Side note: Rodriguez bemoans the credit card industry's preying on students, and does not take out a loan at any point. At times in this film's unexpected rise to renown, he has no money to speak of, but he is always mindful to keep his spending in check.
Equally crucially throughout, Rodriguez seems to know himself well enough to find ways to keep himself motivated about the work ahead in editing and selling the film. After shooting for an exhilerating but exhausting three weeks without a crew (you have to feed and pay crew!), his first created a compelling trailer for the film to make himself see the full-length film's potential. He knew he was going to be logging many hours to edit the images and then the sound, and he could not lose interest this far into the project.

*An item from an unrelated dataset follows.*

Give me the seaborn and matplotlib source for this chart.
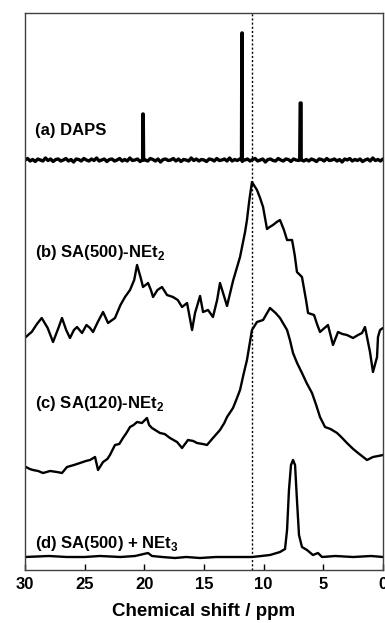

In the end, some very remarkable things happen for Rodriguez. A thinly-held connection to an agent at ICM leads to meetings which leads to a bidding war on his services as a filmmaker. He flies back and forth to LA and his home in Austin to festivals in Telluride, Toronto and Sundance, making a lot of money and gaining a huge following. Throughout it all, he emphasizes that he was making this film as a practice full-length film, meant to go straight to video in the Mexican market. He seems as surprised as anyone by this unexpected turn of events.
Best of all, the last chapter is a "10 Minute Film School" in which Rodriguez, in 1995, presciently says he would be excited for a time when anyone who wants to make films uses their home cameras to do so. You just have to want to do it, and to paraphrase, let your work be bad to learn what does and does not work. This clearly applies to any D-I-Y notion, be it a film, or any other entrepreneurial/creative endeavor.